[Beowulf] How to configure a cluster network
andrew holway
andrew at moonet.co.uk
Thu Jul 24 11:17:38 PDT 2008
:) me and jan work together at ClusterVision.
On Thu, Jul 24, 2008 at 7:14 PM, Jan Heichler <jan.heichler at gmx.net> wrote:
> Hallo Daniel,
>
> Donnerstag, 24. Juli 2008, meintest Du:
>
> [network configurations]
>
> I have to say i am not sure that all the configs you sketched really work. I
> never saw somebody creating loops in an IB fabric.
>
> DP> Since I am not network expert I would be glad if somebody explains
>
> DP> why the first solution is the best one.
>
> Let's say it as follows:
>
> 1) most applications are latency driven - not bandwidth driven. That means
> that half bisectional bandwidth is not cutting your application performance
> down to 50%. For most applications the impact should be less than 5% - for
> some it is really 0%.
>
> 2) Static routing in IB networks limits your bandwidth for many of the
> possible communication patterns anyway. For completely random communication
> it was like below 50%. So you buy a IB fabric with full bisectional but
> can't use it anyway - reducing the bisectional bandwidth is not impacting
> that much anymore (as far as i understood most whitepapers)
>
> 3) today you have usually 4 or 8 cores in one node. 12 nodes times 4/8 cores
> makes 48 or 92 cores that are connected with one HOP on the same switch.

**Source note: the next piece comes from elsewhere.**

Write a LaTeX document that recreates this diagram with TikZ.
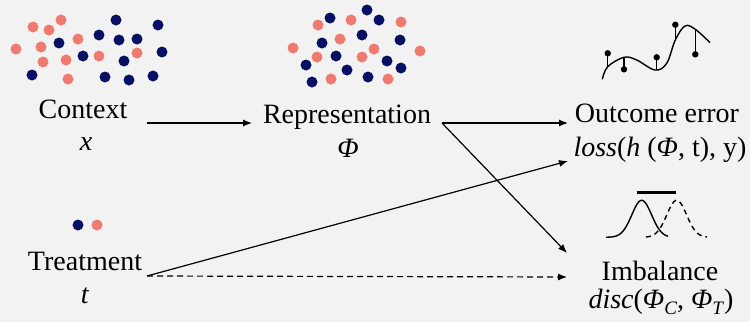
\documentclass[tikz,border=0pt]{standalone}
\usepackage{fontspec}
\setmainfont{Liberation Serif}
\usetikzlibrary{arrows.meta}
\definecolor{bg}{RGB}{242,242,242}
\definecolor{navy}{RGB}{8,16,100}
\definecolor{salmon}{RGB}{238,122,112}
\newcommand{\mysub}[1]{{\fontsize{19}{19}\selectfont\raisebox{-6pt}{#1}}}
\begin{document}
\begin{tikzpicture}[x=1pt,y=-1pt,
  font=\fontsize{28}{30}\selectfont,
  lbl/.style={anchor=base,inner sep=0pt},
  arr/.style={line width=1.2pt,-{Latex[length=9pt,width=7pt]}},
  icon/.style={line width=1.4pt}]
\fill[bg] (0,0) rectangle (750,322);
\useasboundingbox (0,0) rectangle (750,322);

% dots: context
\foreach \p in {(61,20),(33,27),(49,30),(16,49),(41,47),(78,39),(43,62),(66,60),(99,56),(137,53),(68,79)}
  \fill[salmon] \p circle (5.5pt);
\foreach \p in {(116,20),(158,25),(99,35),(59,43),(119,40),(137,39),(162,52),(83,56),(124,61),(32,75),(105,77),(129,80),(153,76)}
  \fill[navy] \p circle (5.5pt);
% dots: representation
\foreach \p in {(318,25),(351,20),(401,22),(340,39),(293,48),(317,57),(374,49),(362,57),(420,51),(331,79),(388,79)}
  \fill[salmon] \p circle (5.5pt);
\foreach \p in {(367,10),(330,18),(379,20),(362,35),(400,40),(322,43),(336,56),(306,65),(387,61),(401,68),(347,70),(368,77),(312,82)}
  \fill[navy] \p circle (5.5pt);
% dots: treatment
\fill[navy] (78,225) circle (5.5pt);
\fill[salmon] (97,225) circle (5.5pt);

% labels
\node[lbl] (ctx) at (83,118) {Context};
\node[lbl] (ctxv) at (86,150) {\textit{x}};
\node[lbl] (rep) at (347,123) {Representation};
\node[lbl] (repv) at (348,157) {\textit{Φ}};
\node[lbl] (out) at (657,122) {Outcome error};
\node[lbl] (outv) at (660,156) {\textit{loss}(\textit{h} (\textit{Φ}, t), y)};
\node[lbl] (imb) at (660,280) {Imbalance};
\node[lbl] (imbv) at (661,308) {\textit{disc}(\textit{Φ}\mysub{\textit{C}}, \textit{Φ}\mysub{\textit{T}})};
\node[lbl] (trt) at (85,270) {Treatment};
\node[lbl] (trtv) at (85,303) {\textit{t}};

% connector endpoints
\coordinate (ctx-out) at (147,123);
\coordinate (rep-in) at (252,123);
\coordinate (rep-out) at (442,123);
\coordinate (out-in1) at (568,123);
\coordinate (out-in2) at (568,161);
\coordinate (imb-in1) at (567,253);
\coordinate (imb-in2) at (567,277);
\coordinate (trt-out) at (147,276);

\draw[arr] (ctx-out) -- (rep-in);
\draw[arr] (rep-out) -- (out-in1);
\draw[arr] (rep-out) -- (imb-in1);
\draw[arr] (trt-out) -- (out-in2);
\draw[arr,dash pattern=on 6pt off 4pt] (trt-out) -- (imb-in2);

% outcome icon
\draw[icon] plot[smooth,tension=0.6] coordinates {(602.3,79.3) (607.7,66.7) (624,57.3) (636.7,60) (655,70) (666.7,63.3) (675.3,40) (685,26) (695.3,29.3) (710,42.7)};
\foreach \xx/\yd/\yc in {607.7/53.3/66.7, 624/69.3/57.3, 656.7/57.3/70, 675.3/24.7/40, 695.3/54.3/29.3}{
  \draw[line width=1.3pt] (\xx,\yd) -- (\xx,\yc);
  \fill (\xx,\yd) circle (3.2pt);
}

% imbalance icon
\draw[icon] plot[domain=606:668,samples=60] (\x,{237.3-37*exp(-((\x-641.7)/14)^2)});
\draw[icon,dash pattern=on 5pt off 4pt] plot[domain=646:707,samples=60] (\x,{237.3-37*exp(-((\x-676.7)/14)^2)});
\draw[line width=2.6pt] (636.7,192.3) -- (676,192.3);
\end{tikzpicture}
\end{document}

> Many applications don't scale to that number of processes anyway. Before you
> try to think about optimizing the network to the maximum maybe it is better
> to think about your application, your ususal job sizes and the scheduling of
> the jobs. Try to avoid "cross switch communication" if possible. If you run
> small jobs like let's say of 8 nodes and you have 12 nodes on each switch
> and half bisectional bandwidth between them then it is 8 nodes on the first
> switch for job 1. For job 2 it is 4 nodes on switch one and 4 on switch two.
> Your bisectional bandwidth is big enough to handle this.
>
> I vote for the fat tree in picture one because i know it works and with 1)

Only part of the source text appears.